Justin, who received his surname, "Martyr," because he afterward suffered as a witness for Him of whose followers he had thus taken note, tells us how, in his youth, he long sought some firm foundation to rest upon, going from one school of Greek philosophy to another, until he had tried them all, only to be repelled by the falseness which he found either in the doctrine itself, or in the teacher who professed to set it forth. At last—weary and restless—when one day walking by the sea-shore, he was addressed by an old man, who told him that none of the studies which he had so ardently followed, would bring him the peace which he sought, and bade him read the prophets and gospels, and pray that "the gates of light might be opened to him." Justin did indeed find an answer to his prayer, when he turned from the thoughts and guesses of men to the sure word of God.
We next find him traveling in his philosopher's dress through Egypt and Asia, no longer in search of truth, but teaching those doctrines of Christianity which had become so dear to him, to all who would listen. He finally settled in Rome as a Christian teacher, though he still wore his philosopher's mantle, and was soon, with six others—one of them a woman, brought before the prefect, charged with being a Christian.
In answer to the question, "What kind of doctrines do you profess?" he said, "I have endeavored to learn all doctrines, but have settled at last in the true doctrine—that of the Christians.”
When asked where the Christians assembled, he replied that they met where they could; not all in the same place, "for the God of the Christians is not circumscribed by space, being invisible.
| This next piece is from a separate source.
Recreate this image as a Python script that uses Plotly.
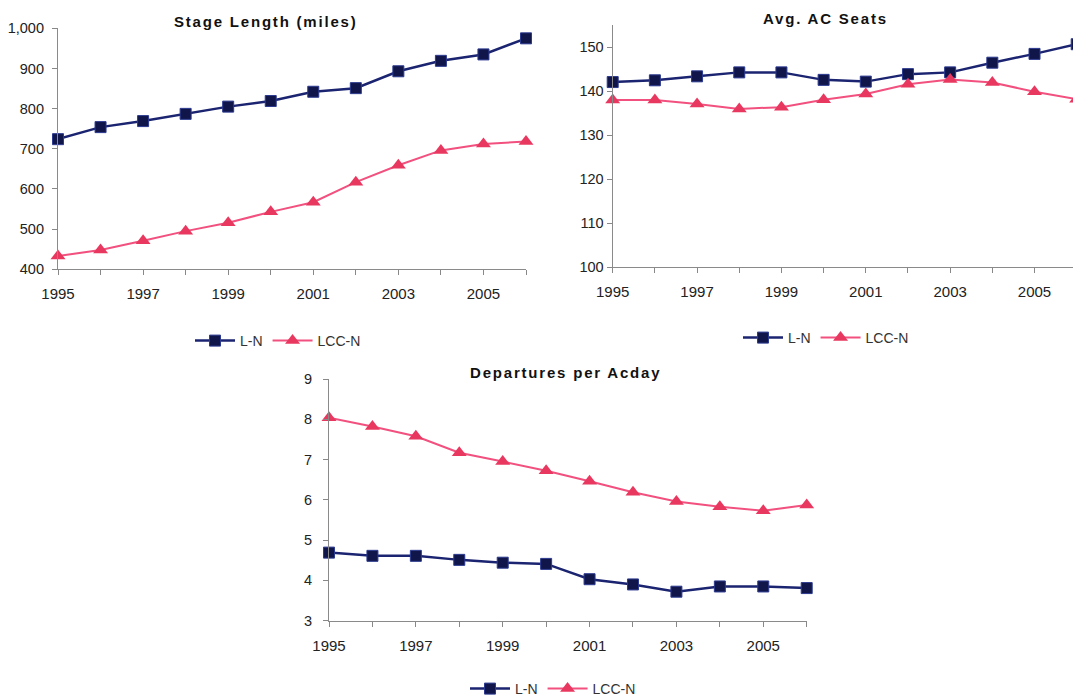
import plotly.graph_objects as go

years = list(range(1995, 2007))

stage_ln = [724, 754, 769, 787, 805, 819, 842, 851, 893, 919, 935, 975]
stage_lcc = [433, 448, 471, 495, 516, 543, 567, 617, 659, 696, 712, 718]

seats_ln = [142.1, 142.5, 143.4, 144.3, 144.3, 142.6, 142.2, 143.9, 144.3, 146.5, 148.5, 150.7]
seats_lcc = [138.0, 138.0, 137.1, 136.0, 136.4, 138.1, 139.4, 141.6, 142.7, 142.0, 139.9, 138.2]

dep_ln = [4.69, 4.61, 4.61, 4.51, 4.44, 4.41, 4.03, 3.90, 3.72, 3.85, 3.85, 3.81]
dep_lcc = [8.04, 7.82, 7.58, 7.17, 6.95, 6.72, 6.46, 6.19, 5.96, 5.83, 5.73, 5.87]

titles = ["Stage Length (miles)", "Avg. AC Seats", "Departures per Acday"]
series_names = ["L-N", "LCC-N"]

NAVY = "#1b2470"
NAVY_FILL = "#10164a"
PINK = "#f2507e"
PINK_FILL = "#e8385f"
FONT = "Arial, Liberation Sans, sans-serif"

OFF = 8  # default page body margin
W, H = 1081 - OFF, 700 - OFF

def px_x(p):
    return (p - OFF) / W

def px_y(p):
    return 1 - (p - OFF) / H

fig = go.Figure()

panels = [
    (stage_ln, stage_lcc, "x", "y", "legend"),
    (seats_ln, seats_lcc, "x2", "y2", "legend2"),
    (dep_ln, dep_lcc, "x3", "y3", "legend3"),
]

for ln, lcc, xa, ya, lg in panels:
    fig.add_trace(go.Scatter(
        x=years, y=ln, name=series_names[0], mode="lines+markers",
        xaxis=xa, yaxis=ya, legend=lg, cliponaxis=False,
        line=dict(color=NAVY, width=2.5),
        marker=dict(symbol="square", size=11, color=NAVY_FILL,
                    line=dict(color="#2c3a90", width=1)),
    ))
    fig.add_trace(go.Scatter(
        x=years, y=lcc, name=series_names[1], mode="lines+markers",
        xaxis=xa, yaxis=ya, legend=lg, cliponaxis=False,
        line=dict(color=PINK, width=2),
        marker=dict(symbol="triangle-up", size=13, color=PINK_FILL,
                    line=dict(color=PINK_FILL, width=0)),
    ))

def xaxis_cfg(domain, anchor):
    return dict(
        domain=domain, anchor=anchor, range=[1995, 2006], automargin=False,
        tick0=1995, dtick=2, ticks="outside", ticklen=5, tickcolor="#888",
        minor=dict(dtick=1, tick0=1995, ticks="outside", ticklen=5, tickcolor="#888", showgrid=False),
        showline=True, linecolor="#8a8a8a", linewidth=1.2,
        showgrid=False, zeroline=False, ticklabelstandoff=6,
        tickfont=dict(family=FONT, size=15, color="#222"),
    )

def yaxis_cfg(domain, anchor, rng, dtick, standoff, fmt=None):
    d = dict(
        domain=domain, anchor=anchor, range=rng, dtick=dtick, tick0=rng[0],
        automargin=False,
        ticks="outside", ticklen=5, tickcolor="#888",
        showline=True, linecolor="#8a8a8a", linewidth=1.2,
        showgrid=False, zeroline=False, ticklabelstandoff=standoff,
        tickfont=dict(family=FONT, size=14.5, color="#222"),
    )
    if fmt:
        d["tickformat"] = fmt
    return d

def title_text(t):
    return '<span style="letter-spacing:1.8px">' + t + '</span>'

leg_font = dict(family=FONT, size=14, color="#333")

def title_ann(t, cx, cy):
    return dict(text=title_text(t), x=px_x(cx), y=px_y(cy), xref="paper", yref="paper",
                xanchor="center", yanchor="middle", showarrow=False,
                font=dict(family=FONT, size=15, color="#111", weight="bold"))

fig.update_layout(
    width=W, height=H,
    margin=dict(l=0, r=0, t=0, b=0, autoexpand=False),
    paper_bgcolor="white", plot_bgcolor="white",
    font=dict(family=FONT, color="#222"),
    xaxis=xaxis_cfg([px_x(58), px_x(526)], "y"),
    yaxis=yaxis_cfg([px_y(269.3), px_y(28.3)], "x", [400, 1000], 100, 5, ",d"),
    xaxis2=xaxis_cfg([px_x(612.7), px_x(1076.7)], "y2"),
    yaxis2=yaxis_cfg([px_y(267.3), px_y(25.3)], "x2", [100, 155], 10, 0),
    xaxis3=xaxis_cfg([px_x(329), px_x(806.7)], "y3"),
    yaxis3=yaxis_cfg([px_y(620.7), px_y(379)], "x3", [3, 9], 1, 8),
    legend=dict(orientation="h", x=px_x(190), y=px_y(341), xanchor="left", yanchor="middle",
                font=leg_font, itemwidth=40, bgcolor="rgba(0,0,0,0)"),
    legend2=dict(orientation="h", x=px_x(738), y=px_y(338), xanchor="left", yanchor="middle",
                 font=leg_font, itemwidth=40, bgcolor="rgba(0,0,0,0)"),
    legend3=dict(orientation="h", x=px_x(465), y=px_y(689), xanchor="left", yanchor="middle",
                 font=leg_font, itemwidth=40, bgcolor="rgba(0,0,0,0)"),
    annotations=[
        title_ann(titles[0], 266, 22),
        title_ann(titles[1], 825, 19),
        title_ann(titles[2], 565, 372),
    ],
)

fig.write_html("out.html")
He fills heaven and earth, and is everywhere worshipped and glorified by the faithful.”
After threatening him and his companions with death if they should persist in their superstition, the prefect asked Justin whether he supposed that, if he died, he would ascend to heaven and there receive his reward. "I do not suppose it; I know and am fully persuaded of it," was the confident answer of this philosopher, who, after his long doubtful quest, had found a sure and steadfast anchor for his soul in a hope that maketh not ashamed. Doubtless his faith encouraged his fellow Christians, for we read that when bidden to offer sacrifice to the gods, they cried out with one accord, "Do what you will; we are Christians, and cannot sacrifice to idols." They were sentenced, in accordance with what was then the law, to be scourged and beheaded, as those who had refused to sacrifice to the gods, and to obey the command of the emperor, and they were led away to their death.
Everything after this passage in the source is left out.